The foundational elements of total talent management include a total talent network, integrated procurement/HR/CWM competencies, integrated contingent workforce and HR technology, and total talent intelligence (gleaned from the aforementioned integrated capabilities and platforms). The benefit: real-time decision-making when it comes to talent, resulting in a truly agile workforce.

It may be a running joke that 2020 is one of the worst years on record, however, if anything, businesses must look to the experiences of the past seven or eight months and use this knowledge to better understand how they manage the many facets of their workforce to not only get work done, but drive overall better business outcomes. Total talent management is often a polarizing topic because of what seems like its core limitations: there are serious compliance concerns for treating non-employees like FTEs, procurement-led CWM programs will never fully understand or buy into hardcore human capital concepts such as succession planning, an inability to offer across-the-board reskilling/upskilling opportunities, etc.
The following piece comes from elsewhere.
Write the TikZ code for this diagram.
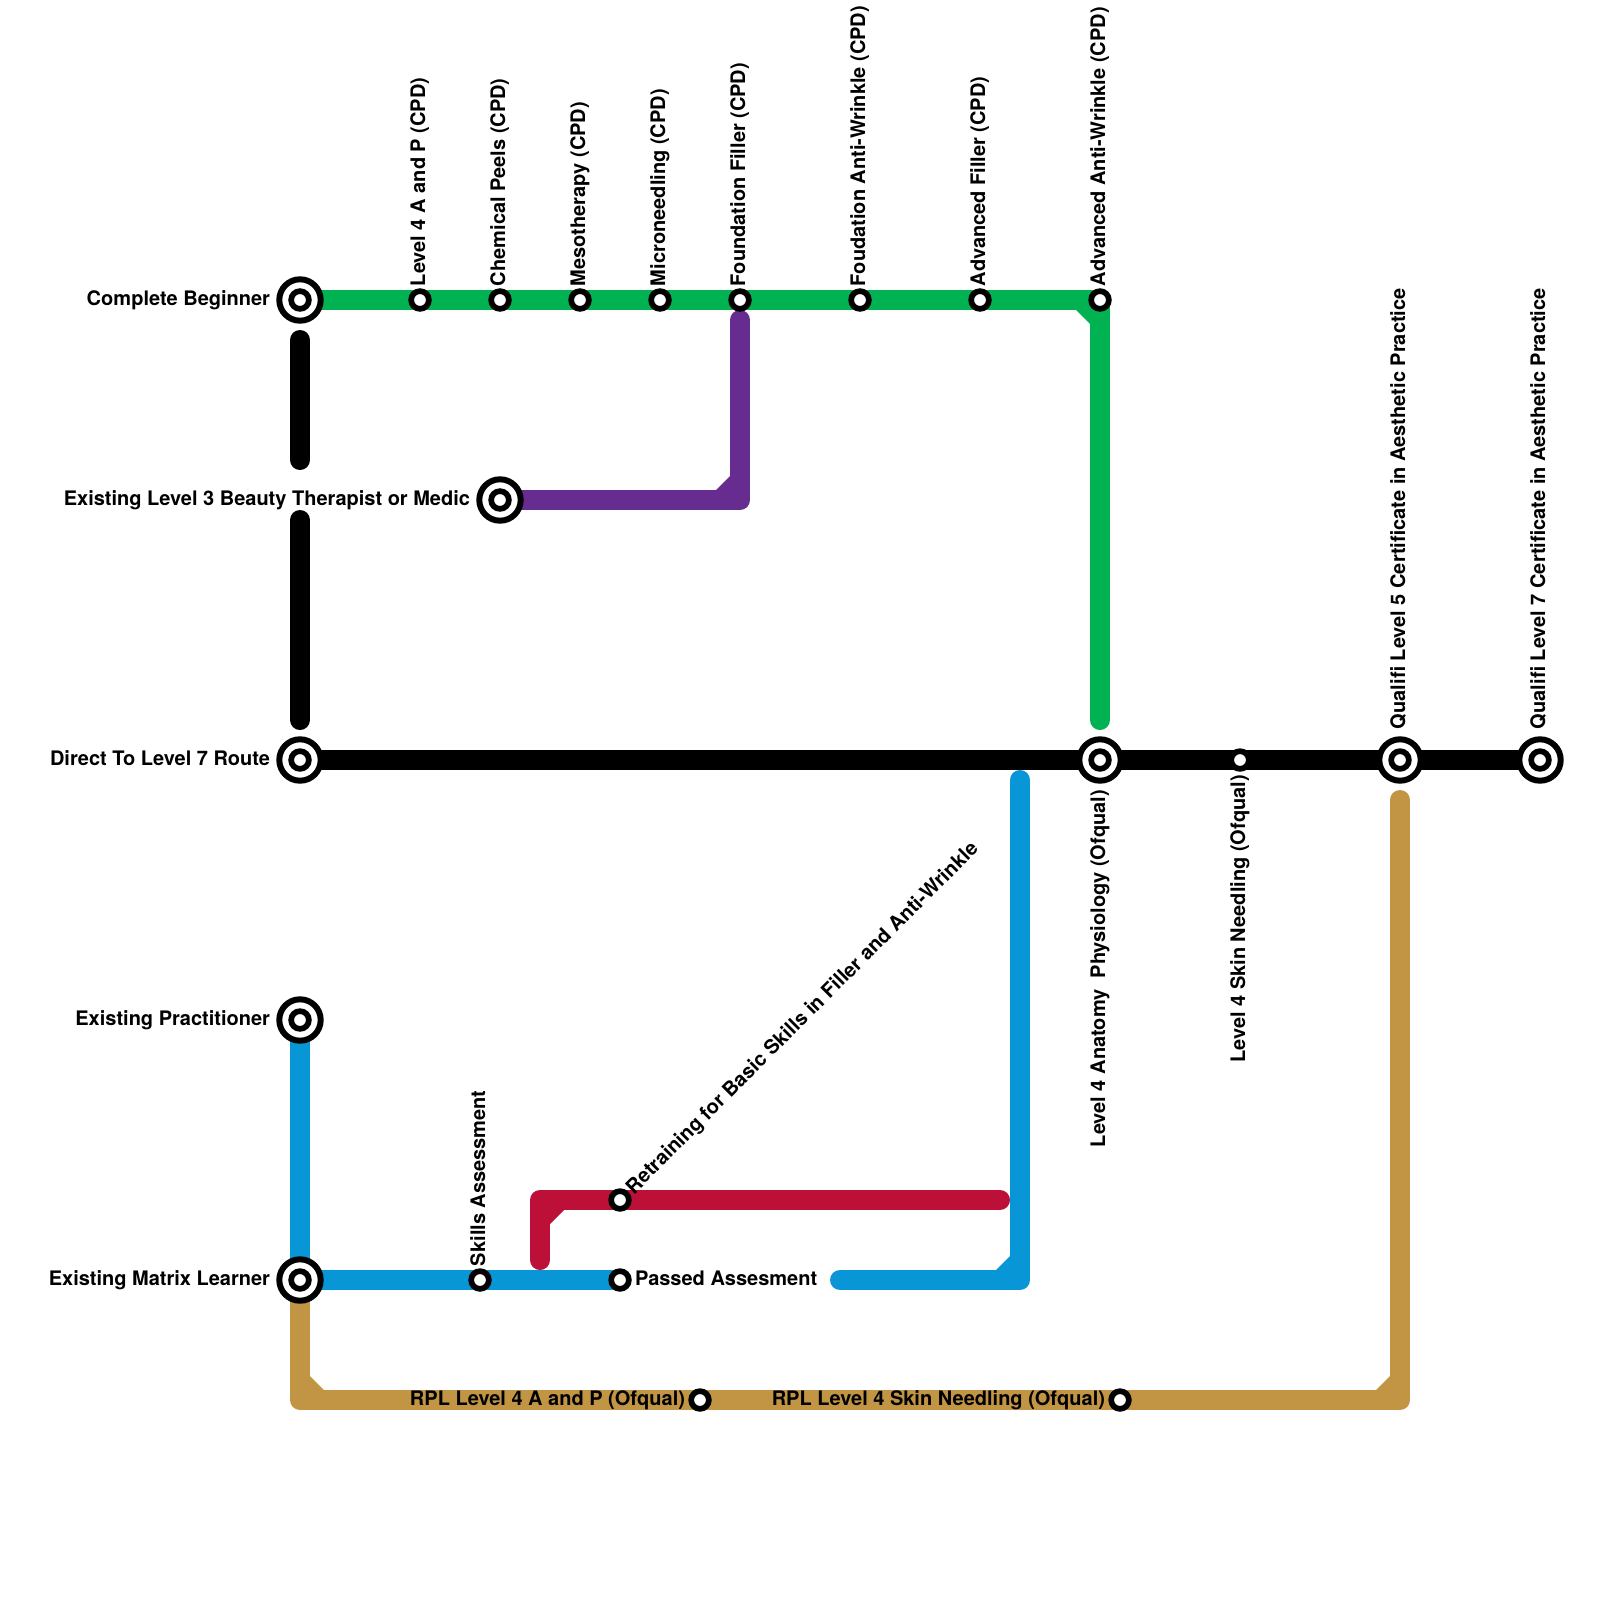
\documentclass[tikz,border=0pt]{standalone}
\usepackage{fontspec}
\setmainfont{TeX Gyre Heros}
\usetikzlibrary{calc}
\definecolor{lgreen}{HTML}{00B251}
\definecolor{lpurple}{HTML}{662C90}
\definecolor{lblue}{HTML}{0896D7}
\definecolor{lred}{HTML}{BD1038}
\definecolor{lgold}{HTML}{C29545}
\tikzset{
  x=1pt,y=-1pt,
  metro/.style={line width=20pt,line cap=round,line join=round},
  termjoin/.style={line width=20pt,line cap=butt,line join=round},
  stn/.style={circle,draw=black,fill=white,line width=5.7pt,minimum size=17.7pt,inner sep=0pt,outer sep=0pt},
  hub/.style={circle,draw=black,fill=white,line width=6pt,minimum size=41.4pt,inner sep=0pt,outer sep=0pt,
    path picture={\draw[black,line width=5.7pt] (path picture bounding box.center) circle[radius=8.85pt];}},
  lab/.style={font=\bfseries\fontsize{20}{22}\selectfont,inner sep=0pt,outer sep=0pt,text=black},
  upl/.style={lab,rotate=90,anchor=base west},
  downl/.style={lab,rotate=90,anchor=base east},
  leftl/.style={lab,anchor=base east},
  rightl/.style={lab,anchor=base west}
}
\begin{document}
\begin{tikzpicture}
\useasboundingbox (0,0) rectangle (1600,1600);
% hub and station positions
\coordinate (pBeg) at (300,300);
\coordinate (pL3) at (500,500);
\coordinate (pDir) at (300,760);
\coordinate (pPrac) at (300,1020);
\coordinate (pMat) at (300,1280);
\coordinate (pAna) at (1100,760);
\coordinate (pQ5) at (1400,760);
\coordinate (pQ7) at (1540,760);
\coordinate (pAdvAW) at (1100,300);
% free ends and bends
\coordinate (cGreen) at (1100,300);
\coordinate (eGreen) at (1100,720);
\coordinate (cPur) at (740,500);
\coordinate (ePur) at (740,320);
\coordinate (eBlkA) at (300,340);
\coordinate (eBlkB) at (300,460);
\coordinate (eBlkC) at (300,520);
\coordinate (eBlkD) at (300,720);
\coordinate (cMatB) at (1020,1280);
\coordinate (eBluR) at (1020,780);
\coordinate (eBluL) at (840,1280);
\coordinate (cRed) at (540,1200);
\coordinate (eRedA) at (540,1260);
\coordinate (eRedB) at (1000,1200);
\coordinate (cGoldL) at (300,1400);
\coordinate (cGoldR) at (1400,1400);
\coordinate (eGold) at (1400,800);
% lines
\draw[metro,black] (eBlkA) -- (eBlkB);
\draw[metro,black] (eBlkC) -- (eBlkD);
\draw[termjoin,black] (pDir) -- (pQ7);
\draw[metro,lgreen] (pBeg) -- (cGreen) -- (eGreen);
\draw[metro,lpurple] (pL3) -- (cPur) -- (ePur);
\draw[metro,lblue] (pPrac) -- (pMat) -- (620,1280);
\draw[metro,lblue] (eBluL) -- (cMatB) -- (eBluR);
\draw[metro,lred] (eRedA) -- (cRed) -- (eRedB);
\draw[metro,lgold] (pMat) -- (cGoldL) -- (cGoldR) -- (eGold);
% inner corner chamfers
\fill[lgreen] (1076,310) -- (1090,310) -- (1090,324) -- cycle;
\fill[lpurple] (716,490) -- (730,490) -- (730,476) -- cycle;
\fill[lblue] (996,1270) -- (1010,1270) -- (1010,1256) -- cycle;
\fill[lred] (550,1210) -- (564,1210) -- (550,1224) -- cycle;
\fill[lgold] (310,1390) -- (324,1390) -- (310,1376) -- cycle;
\fill[lgold] (1376,1390) -- (1390,1390) -- (1390,1376) -- cycle;
% hubs
\node[hub] (beg) at (pBeg) {};
\node[hub] (l3) at (pL3) {};
\node[hub] (dir) at (pDir) {};
\node[hub] (prac) at (pPrac) {};
\node[hub] (mat) at (pMat) {};
\node[hub] (ana) at (pAna) {};
\node[hub] (q5) at (pQ5) {};
\node[hub] (q7) at (pQ7) {};
% stations
\node[stn] (s1) at (420,300) {};
\node[stn] (s2) at (500,300) {};
\node[stn] (s3) at (580,300) {};
\node[stn] (s4) at (660,300) {};
\node[stn] (s5) at (740,300) {};
\node[stn] (s6) at (860,300) {};
\node[stn] (s7) at (980,300) {};
\node[stn] (s8) at (pAdvAW) {};
\node[stn] (s9) at (1240,760) {};
\node[stn] (s10) at (480,1280) {};
\node[stn] (s11) at (620,1280) {};
\node[stn] (s12) at (620,1200) {};
\node[stn] (s13) at (700,1400) {};
\node[stn] (s14) at (1120,1400) {};
% labels
\node[leftl] (t1) at (270,305) {Complete Beginner};
\node[leftl] (t2) at (470,505) {Existing Level 3 Beauty Therapist or Medic};
\node[leftl] (t3) at (270,765) {Direct To Level 7 Route};
\node[leftl] (t4) at (270,1025) {Existing Practitioner};
\node[leftl] (t5) at (270,1285) {Existing Matrix Learner};
\node[upl] (t6) at (425,286) {Level 4 A and P (CPD)};
\node[upl] (t7) at (505,286) {Chemical Peels (CPD)};
\node[upl] (t8) at (585,286) {Mesotherapy (CPD)};
\node[upl] (t9) at (665,286) {Microneedling (CPD)};
\node[upl] (t10) at (745,286) {Foundation Filler (CPD)};
\node[upl] (t11) at (865,286) {Foudation Anti-Wrinkle (CPD)};
\node[upl] (t12) at (985,286) {Advanced Filler (CPD)};
\node[upl] (t13) at (1105,286) {Advanced Anti-Wrinkle (CPD)};
\node[upl] (t14) at (1405,729) {Qualifi Level 5 Certificate in Aesthetic Practice};
\node[upl] (t15) at (1545,729) {Qualifi Level 7 Certificate in Aesthetic Practice};
\node[downl] (t16) at (1105,790) {Level 4 Anatomy\ \ Physiology (Ofqual)};
\node[downl] (t17) at (1245,775) {Level 4 Skin Needling (Ofqual)};
\node[upl] (t18) at (485,1266) {Skills Assessment};
\node[lab,rotate=45,anchor=base west] (t19) at (634,1195) {Retraining for Basic Skills in Filler and Anti-Wrinkle};
\node[rightl] (t20) at (635,1285) {Passed Assesment};
\node[leftl] (t21) at (685,1405) {RPL Level 4 A and P (Ofqual)};
\node[leftl] (t22) at (1105,1405) {RPL Level 4 Skin Needling (Ofqual)};
\end{tikzpicture}
\end{document}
However, the very future of total talent management depends on how well we’ve adapted to these uncertain times, and, most importantly, how agile we can transform our businesses based on this knowledge. Total talent management isn’t the same set of ideals it was just a few years ago, but rather takes into account the innovation within the workforce management technology landscape, the new strategies that can help businesses tap into new and deeper channels of talent, and the adaptation to new staffing/workforce trends.

With this in mind, the future of total talent management hinges on:

  • The success of direct sourcing programs and initiatives and how businesses continue to drive incredible value from talent pools. (And, to a larger extent, how candidates from these talent pools are widely reflected in enterprise recruitment streams).
  • The enhancement of diversity and inclusion initiatives to bolster innovation and bring new voices into the organization.
  • Procurement and HR working together for the greater good of business agility.
  • The ability for business leaders to tap into total talent intelligence that is a true, real-time representation of the total workforce (via data gleaned from HRIS, VMS, ATS, etc. platforms).
  • Capabilities for scaling learning and development across types of workers.

I’ll reiterate a phrase I’ve been saying for years: total talent management is for real. Businesses just need to reimagine its foundational components, understand the technological aspects involved, prioritize the collection of total talent data, and, most importantly, begin to build a culture of change around all attributes of talent. We’ve learned one incredibly useful aspect from a strange 2020: agility is crucial, thus, agile talent is critical. Total talent management, for most organizations, may still be months (or years) away, however, its underlying elements are what will assist in driving true workforce agility now (in challenging times) and in the future.